● **Given problem**: Begin with the first line of the material and copy each line word for word through the line that contains "const allTicks = [0, 0.002, 0.004, 0.006, 0.008, 0.01, 0.012];"; the pictures are left out.

..............................

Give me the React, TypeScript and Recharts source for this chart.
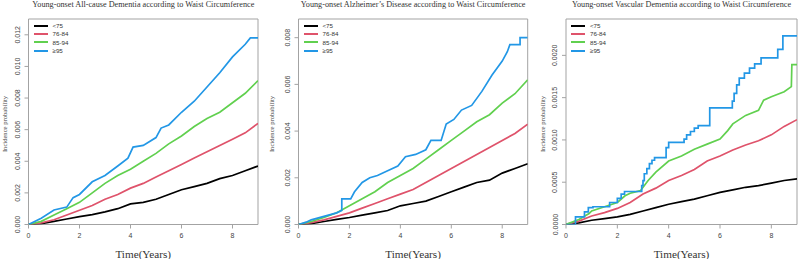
import React from "react";
import { LineChart, Line, XAxis, YAxis, ReferenceArea, Legend } from "recharts";

const years = [0, 0.5, 1, 1.5, 2, 2.5, 3, 3.5, 4, 4.5, 5, 5.5, 6, 6.5, 7, 7.5, 8, 8.5, 9];
const groupNames = ["<75", "76-84", "85-94", "≥95"];
const groupColors = ["#000000", "#DF536B", "#61D04F", "#2297E6"];
const xTicks = [0, 2, 4, 6, 8];

// all-cause dementia
const allLt75 = [0, 0.00005, 0.0002, 0.00035, 0.0005, 0.00062, 0.0008, 0.001, 0.0013, 0.0014, 0.0016, 0.0019, 0.0022, 0.0024, 0.0026, 0.0029, 0.0031, 0.0034, 0.0037];
const all76 = [0, 0.0001, 0.0003, 0.0006, 0.0009, 0.0012, 0.0016, 0.0019, 0.0023, 0.0026, 0.003, 0.0034, 0.0038, 0.0042, 0.0046, 0.005, 0.0054, 0.0058, 0.0064];
const all85 = [0, 0.0002, 0.0006, 0.001, 0.0014, 0.002, 0.0026, 0.0031, 0.0035, 0.004, 0.0045, 0.0051, 0.0056, 0.0062, 0.0067, 0.0071, 0.0077, 0.0083, 0.0091];
const all95Years = [0, 0.5, 1, 1.5, 1.75, 2, 2.5, 3, 3.5, 3.9, 4.1, 4.5, 5, 5.2, 5.5, 6, 6.5, 7, 7.5, 8, 8.5, 8.7, 9];
const all95 = [0, 0.0004, 0.00092, 0.0011, 0.0017, 0.0019, 0.0027, 0.0031, 0.0037, 0.0042, 0.0049, 0.005, 0.0055, 0.0061, 0.0063, 0.0071, 0.0078, 0.0087, 0.0096, 0.0106, 0.0114, 0.0118, 0.0118];
const allTicks = [0, 0.002, 0.004, 0.006, 0.008, 0.01, 0.012];

// alzheimer's disease
const adLt75 = [0, 0.00004, 0.00013, 0.00022, 0.0003, 0.0004, 0.0005, 0.0006, 0.0008, 0.0009, 0.001, 0.0012, 0.0014, 0.0016, 0.0018, 0.0019, 0.0022, 0.0024, 0.0026];
const ad76 = [0, 0.00008, 0.0002, 0.00035, 0.0005, 0.0007, 0.0009, 0.0011, 0.0013, 0.0015, 0.0018, 0.0021, 0.0024, 0.0027, 0.003, 0.0033, 0.0036, 0.0039, 0.0043];
const ad85 = [0, 0.00013, 0.0003, 0.0005, 0.0008, 0.0011, 0.0014, 0.0018, 0.0021, 0.0024, 0.0028, 0.0032, 0.0036, 0.004, 0.0044, 0.0047, 0.0052, 0.0056, 0.0062];
const ad95Years = [0, 0.3, 0.5, 1, 1.5, 1.7, 1.7, 2.05, 2.2, 2.5, 2.8, 3.1, 3.5, 3.9, 4.2, 4.6, 5.0, 5.2, 5.6, 5.8, 6.1, 6.4, 6.8, 7.2, 7.6, 8.0, 8.2, 8.3, 8.7, 8.7, 9];
const ad95 = [0, 0.0001, 0.0002, 0.00035, 0.0005, 0.0006, 0.0011, 0.0011, 0.0014, 0.0018, 0.002, 0.0021, 0.0023, 0.0025, 0.0029, 0.003, 0.0032, 0.0036, 0.0036, 0.0043, 0.0045, 0.0049, 0.0051, 0.0057, 0.0064, 0.007, 0.0074, 0.0077, 0.0077, 0.008, 0.008];
const adTicks = [0, 0.002, 0.004, 0.006, 0.008];

// vascular dementia
const vdLt75 = [0, 0.00002, 0.00005, 0.00007, 0.00009, 0.00012, 0.00016, 0.0002, 0.00024, 0.00027, 0.0003, 0.00034, 0.00038, 0.00041, 0.00044, 0.00046, 0.00049, 0.00052, 0.00054];
const vd76 = [0, 0.00004, 0.0001, 0.00014, 0.00019, 0.00026, 0.00036, 0.00043, 0.00052, 0.00058, 0.00065, 0.00075, 0.00081, 0.00088, 0.00094, 0.00099, 0.00106, 0.00116, 0.00124];
const vd85Years = [0, 0.5, 0.9, 1, 1.5, 2, 2.3, 2.5, 2.9, 3.2, 3.5, 4, 4.5, 5, 5.5, 6, 6.3, 6.5, 7, 7.5, 7.7, 8, 8.5, 8.78, 8.8, 9];
const vd85 = [0, 0.00006, 0.00013, 0.00016, 0.00021, 0.00026, 0.00034, 0.00037, 0.0004, 0.00052, 0.00062, 0.00075, 0.00081, 0.00089, 0.00095, 0.00101, 0.00111, 0.00119, 0.00129, 0.00135, 0.00147, 0.00151, 0.00157, 0.00163, 0.00189, 0.00189];
const vd95Years = [0, 0.37, 0.72, 0.87, 1.05, 1.7, 2.0, 2.15, 2.28, 2.95, 3.0, 3.05, 3.15, 3.25, 3.35, 3.45, 3.9, 4.0, 4.6, 4.7, 4.85, 5.0, 5.15, 5.6, 6.48, 6.55, 6.65, 6.75, 6.95, 7.15, 7.35, 7.6, 8.25, 8.45, 9.0];
const vd95 = [0, 0.00009, 0.00015, 0.0002, 0.00021, 0.00026, 0.00031, 0.00036, 0.00039, 0.00046, 0.00052, 0.0006, 0.00066, 0.00072, 0.00076, 0.00079, 0.00091, 0.00097, 0.00101, 0.00106, 0.0011, 0.00114, 0.00117, 0.00138, 0.00146, 0.00155, 0.00165, 0.00173, 0.00179, 0.00185, 0.0019, 0.00197, 0.00207, 0.00223, 0.00223];
const vdTicks = [0, 0.0005, 0.001, 0.0015, 0.002];

const SANS = "'Liberation Sans', Arial, sans-serif";
const SERIF = "'Liberation Serif', 'Times New Roman', serif";
const FRAME = "#a3a3a3";

const toPoints = (t: number[], v: number[]) => t.map((x, i) => ({ t: x, v: v[i] }));

type Series = { t: number[]; v: number[]; step?: boolean };

const panels = [
  {
    title: "Young-onset All-cause Dementia according to Waist Circumference",
    left: 0, plotLeft: 28.5, plotRight: 258, yLabelX: 6.5,
    yMax: 0.013, ticks: allTicks, digits: 3,
    series: [
      { t: years, v: allLt75 }, { t: years, v: all76 }, { t: years, v: all85 }, { t: all95Years, v: all95 },
    ] as Series[],
  },
  {
    title: "Young-onset Alzheimer\u2019s Disease according to Waist Circumference",
    left: 266, plotLeft: 32.5, plotRight: 261.7, yLabelX: 7.5,
    yMax: 0.0088, ticks: adTicks, digits: 3,
    series: [
      { t: years, v: adLt75 }, { t: years, v: ad76 }, { t: years, v: ad85 }, { t: ad95Years, v: ad95 },
    ] as Series[],
  },
  {
    title: "Young-onset Vascular Dementia according to Waist Circumference",
    left: 532, plotLeft: 34, plotRight: 265, yLabelX: 12.5,
    yMax: 0.00243, ticks: vdTicks, digits: 4,
    series: [
      { t: years, v: vdLt75 }, { t: years, v: vd76 }, { t: vd85Years, v: vd85 }, { t: vd95Years, v: vd95, step: true },
    ] as Series[],
  },
];

const W = 266;
const H = 259;
const PLOT_TOP = 19;
const PLOT_BOTTOM = 224.5;

const YTick = (props: any) => {
  const { x, y, payload, digits } = props;
  return (
    <text x={x} y={y} transform={`rotate(-90, ${x}, ${y})`} textAnchor="middle" fontSize={7} fontFamily={SANS} fill="#444">
      {Number(payload.value).toFixed(digits)}
    </text>
  );
};

const XTick = (props: any) => {
  const { x, y, payload } = props;
  return (
    <text x={x} y={y + 9.5} textAnchor="middle" fontSize={7} fontFamily={SANS} fill="#444">
      {payload.value}
    </text>
  );
};

// legend drawn in the original series order
const LegendBox = () => (
  <div style={{ fontFamily: SANS, fontSize: 6.2, color: "#333" }}>
    {groupNames.map((name, i) => (
      <div key={name} style={{ display: "flex", alignItems: "center", height: 8.3, whiteSpace: "nowrap" }}>
        <span style={{ display: "inline-block", width: 14, height: 2, background: groupColors[i], marginRight: 5 }} />
        {name}
      </div>
    ))}
  </div>
);

export default function App() {
  return (
    <div style={{ position: "absolute", left: 0, top: 0, width: 798, height: 259, background: "#fff" }}>
      {panels.map((p) => {
        const cx = (p.plotLeft + p.plotRight) / 2;
        return (
          <div key={p.title} style={{ position: "absolute", left: p.left, top: 0, width: W, height: H }}>
            <LineChart
              width={W}
              height={H}
              margin={{ top: PLOT_TOP, right: W - p.plotRight, bottom: 0, left: 0 }}
            >
              <XAxis
                type="number"
                dataKey="t"
                domain={[0, 9]}
                ticks={xTicks}
                allowDataOverflow
                height={H - PLOT_BOTTOM}
                axisLine={false}
                tickLine={{ stroke: FRAME }}
                tickSize={4}
                tickMargin={0}
                tick={<XTick />}
              />
              <YAxis
                type="number"
                domain={[0, p.yMax]}
                ticks={p.ticks}
                allowDataOverflow
                width={p.plotLeft}
                axisLine={false}
                tickLine={{ stroke: FRAME }}
                tickSize={4}
                tickMargin={4.5}
                tick={<YTick digits={p.digits} />}
              />
              <ReferenceArea x1={0} x2={9} y1={0} y2={p.yMax} fill="none" stroke={FRAME} strokeWidth={1} />
              {p.series.map((s, i) => (
                <Line
                  key={groupNames[i]}
                  name={groupNames[i]}
                  data={toPoints(s.t, s.v)}
                  dataKey="v"
                  type={s.step ? "stepAfter" : "linear"}
                  stroke={groupColors[i]}
                  strokeWidth={1.7}
                  dot={false}
                  activeDot={false}
                  isAnimationActive={false}
                />
              ))}
              <Legend
                layout="vertical"
                align="center"
                verticalAlign="middle"
                content={<LegendBox />}
                wrapperStyle={{ left: p.plotLeft + 5, top: 21.5, width: 60 }}
              />
            </LineChart>
            <svg width={W} height={H} style={{ position: "absolute", left: 0, top: 0, pointerEvents: "none" }}>
              <text x={cx} y={7} textAnchor="middle" fontSize={8.2} fontFamily={SERIF} fill="#333">
                {p.title}
              </text>
              <text x={cx} y={257.5} textAnchor="middle" fontSize={11.2} fontFamily={SERIF} fill="#333">
                Time(Years)
              </text>
              <text
                x={p.yLabelX}
                y={124}
                transform={`rotate(-90, ${p.yLabelX}, 124)`}
                textAnchor="middle"
                fontSize={6.6}
                fontFamily={SERIF}
                fill="#444"
              >
                Incidence probability
              </text>
            </svg>
          </div>
        );
      })}
    </div>
  );
}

..............................

● **Answer for the task**:
Give me the React, TypeScript and Recharts source for this chart.
import React from "react";
import { LineChart, Line, XAxis, YAxis, ReferenceArea, Legend } from "recharts";

const years = [0, 0.5, 1, 1.5, 2, 2.5, 3, 3.5, 4, 4.5, 5, 5.5, 6, 6.5, 7, 7.5, 8, 8.5, 9];
const groupNames = ["<75", "76-84", "85-94", "≥95"];
const groupColors = ["#000000", "#DF536B", "#61D04F", "#2297E6"];
const xTicks = [0, 2, 4, 6, 8];

// all-cause dementia
const allLt75 = [0, 0.00005, 0.0002, 0.00035, 0.0005, 0.00062, 0.0008, 0.001, 0.0013, 0.0014, 0.0016, 0.0019, 0.0022, 0.0024, 0.0026, 0.0029, 0.0031, 0.0034, 0.0037];
const all76 = [0, 0.0001, 0.0003, 0.0006, 0.0009, 0.0012, 0.0016, 0.0019, 0.0023, 0.0026, 0.003, 0.0034, 0.0038, 0.0042, 0.0046, 0.005, 0.0054, 0.0058, 0.0064];
const all85 = [0, 0.0002, 0.0006, 0.001, 0.0014, 0.002, 0.0026, 0.0031, 0.0035, 0.004, 0.0045, 0.0051, 0.0056, 0.0062, 0.0067, 0.0071, 0.0077, 0.0083, 0.0091];
const all95Years = [0, 0.5, 1, 1.5, 1.75, 2, 2.5, 3, 3.5, 3.9, 4.1, 4.5, 5, 5.2, 5.5, 6, 6.5, 7, 7.5, 8, 8.5, 8.7, 9];
const all95 = [0, 0.0004, 0.00092, 0.0011, 0.0017, 0.0019, 0.0027, 0.0031, 0.0037, 0.0042, 0.0049, 0.005, 0.0055, 0.0061, 0.0063, 0.0071, 0.0078, 0.0087, 0.0096, 0.0106, 0.0114, 0.0118, 0.0118];
const allTicks = [0, 0.002, 0.004, 0.006, 0.008, 0.01, 0.012];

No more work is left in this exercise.